▸ What you have to do
Only the lines from the start of the data through the line containing "const height = 729;" should be written out, exactly as they are, with both ends included and the pictures left out.

▸ Information supplied
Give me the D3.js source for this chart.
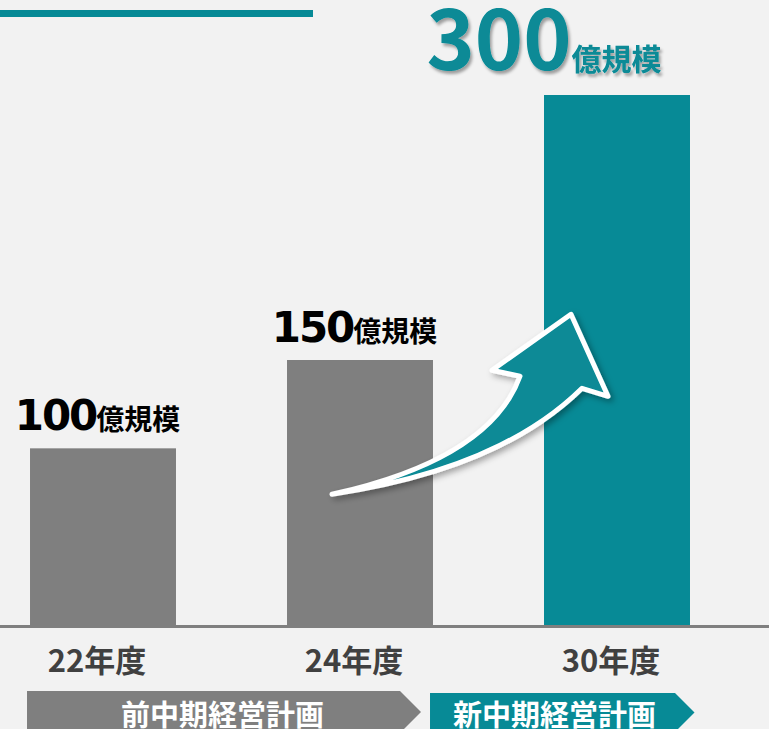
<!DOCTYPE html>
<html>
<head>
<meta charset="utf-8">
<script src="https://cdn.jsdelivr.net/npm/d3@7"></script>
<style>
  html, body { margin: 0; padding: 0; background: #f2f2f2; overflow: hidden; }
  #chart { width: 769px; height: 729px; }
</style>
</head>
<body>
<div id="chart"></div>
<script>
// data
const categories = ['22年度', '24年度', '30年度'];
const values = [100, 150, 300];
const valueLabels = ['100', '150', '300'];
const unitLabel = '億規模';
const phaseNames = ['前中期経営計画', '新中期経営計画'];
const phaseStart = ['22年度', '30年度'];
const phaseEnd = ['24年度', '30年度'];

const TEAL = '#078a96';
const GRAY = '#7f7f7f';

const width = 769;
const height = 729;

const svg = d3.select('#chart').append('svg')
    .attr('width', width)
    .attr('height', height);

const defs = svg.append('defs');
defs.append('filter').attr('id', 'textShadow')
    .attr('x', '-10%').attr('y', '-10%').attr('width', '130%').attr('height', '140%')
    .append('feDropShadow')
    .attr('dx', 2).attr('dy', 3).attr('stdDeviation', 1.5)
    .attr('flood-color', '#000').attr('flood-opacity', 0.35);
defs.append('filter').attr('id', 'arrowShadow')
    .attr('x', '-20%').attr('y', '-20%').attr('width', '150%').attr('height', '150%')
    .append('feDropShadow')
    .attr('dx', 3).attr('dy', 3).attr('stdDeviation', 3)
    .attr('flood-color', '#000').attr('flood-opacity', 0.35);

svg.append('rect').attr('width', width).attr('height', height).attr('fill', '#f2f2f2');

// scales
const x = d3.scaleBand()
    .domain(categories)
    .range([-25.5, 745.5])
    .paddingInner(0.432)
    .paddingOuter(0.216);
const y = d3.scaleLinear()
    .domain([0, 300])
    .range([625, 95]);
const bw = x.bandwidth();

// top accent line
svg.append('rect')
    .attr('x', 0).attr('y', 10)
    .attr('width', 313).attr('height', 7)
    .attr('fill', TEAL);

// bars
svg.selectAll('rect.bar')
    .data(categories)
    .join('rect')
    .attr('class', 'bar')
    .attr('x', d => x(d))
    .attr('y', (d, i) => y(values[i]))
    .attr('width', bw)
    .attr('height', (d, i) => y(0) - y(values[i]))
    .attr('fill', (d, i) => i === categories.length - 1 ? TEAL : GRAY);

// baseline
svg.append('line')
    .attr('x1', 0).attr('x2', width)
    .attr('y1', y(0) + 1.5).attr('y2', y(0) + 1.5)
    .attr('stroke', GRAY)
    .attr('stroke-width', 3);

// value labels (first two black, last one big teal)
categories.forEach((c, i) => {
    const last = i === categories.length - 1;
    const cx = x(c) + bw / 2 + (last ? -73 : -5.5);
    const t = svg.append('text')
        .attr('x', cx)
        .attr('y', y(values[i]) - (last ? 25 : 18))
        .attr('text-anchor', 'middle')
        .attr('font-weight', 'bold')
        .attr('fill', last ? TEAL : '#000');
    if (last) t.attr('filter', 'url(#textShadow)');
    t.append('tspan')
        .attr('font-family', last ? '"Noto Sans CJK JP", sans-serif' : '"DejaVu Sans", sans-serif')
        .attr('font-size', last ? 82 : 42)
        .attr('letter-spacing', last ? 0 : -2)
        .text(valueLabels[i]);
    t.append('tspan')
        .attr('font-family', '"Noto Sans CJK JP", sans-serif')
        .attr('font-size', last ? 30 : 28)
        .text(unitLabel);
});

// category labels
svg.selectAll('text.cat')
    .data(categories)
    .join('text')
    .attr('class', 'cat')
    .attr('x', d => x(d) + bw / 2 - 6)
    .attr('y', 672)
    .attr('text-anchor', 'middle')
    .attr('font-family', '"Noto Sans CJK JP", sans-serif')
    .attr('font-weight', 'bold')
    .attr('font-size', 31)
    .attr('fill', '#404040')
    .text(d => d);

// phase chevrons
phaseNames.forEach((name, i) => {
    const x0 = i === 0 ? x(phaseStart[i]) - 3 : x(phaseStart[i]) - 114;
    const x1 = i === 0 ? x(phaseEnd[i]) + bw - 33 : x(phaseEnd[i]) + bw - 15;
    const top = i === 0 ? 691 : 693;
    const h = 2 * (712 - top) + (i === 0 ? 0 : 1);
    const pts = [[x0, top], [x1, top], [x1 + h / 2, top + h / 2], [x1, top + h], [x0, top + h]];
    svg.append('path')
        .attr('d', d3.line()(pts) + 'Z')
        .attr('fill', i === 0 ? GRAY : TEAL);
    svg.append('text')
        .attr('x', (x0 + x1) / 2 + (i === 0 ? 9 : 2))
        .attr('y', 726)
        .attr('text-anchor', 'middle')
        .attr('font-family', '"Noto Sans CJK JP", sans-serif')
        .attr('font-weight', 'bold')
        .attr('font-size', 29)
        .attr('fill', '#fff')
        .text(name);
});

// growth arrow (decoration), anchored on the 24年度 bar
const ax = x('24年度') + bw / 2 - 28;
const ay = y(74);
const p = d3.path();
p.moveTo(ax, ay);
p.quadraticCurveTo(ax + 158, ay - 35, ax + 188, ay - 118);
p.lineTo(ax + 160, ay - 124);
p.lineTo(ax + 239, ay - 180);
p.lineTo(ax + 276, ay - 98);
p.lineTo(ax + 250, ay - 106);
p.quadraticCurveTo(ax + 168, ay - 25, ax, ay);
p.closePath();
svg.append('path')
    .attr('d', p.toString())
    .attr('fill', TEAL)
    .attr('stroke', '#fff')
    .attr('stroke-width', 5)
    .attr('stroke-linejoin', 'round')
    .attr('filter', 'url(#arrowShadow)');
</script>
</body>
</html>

▸ Solution
Give me the D3.js source for this chart.
<!DOCTYPE html>
<html>
<head>
<meta charset="utf-8">
<script src="https://cdn.jsdelivr.net/npm/d3@7"></script>
<style>
  html, body { margin: 0; padding: 0; background: #f2f2f2; overflow: hidden; }
  #chart { width: 769px; height: 729px; }
</style>
</head>
<body>
<div id="chart"></div>
<script>
// data
const categories = ['22年度', '24年度', '30年度'];
const values = [100, 150, 300];
const valueLabels = ['100', '150', '300'];
const unitLabel = '億規模';
const phaseNames = ['前中期経営計画', '新中期経営計画'];
const phaseStart = ['22年度', '30年度'];
const phaseEnd = ['24年度', '30年度'];

const TEAL = '#078a96';
const GRAY = '#7f7f7f';

const width = 769;
const height = 729;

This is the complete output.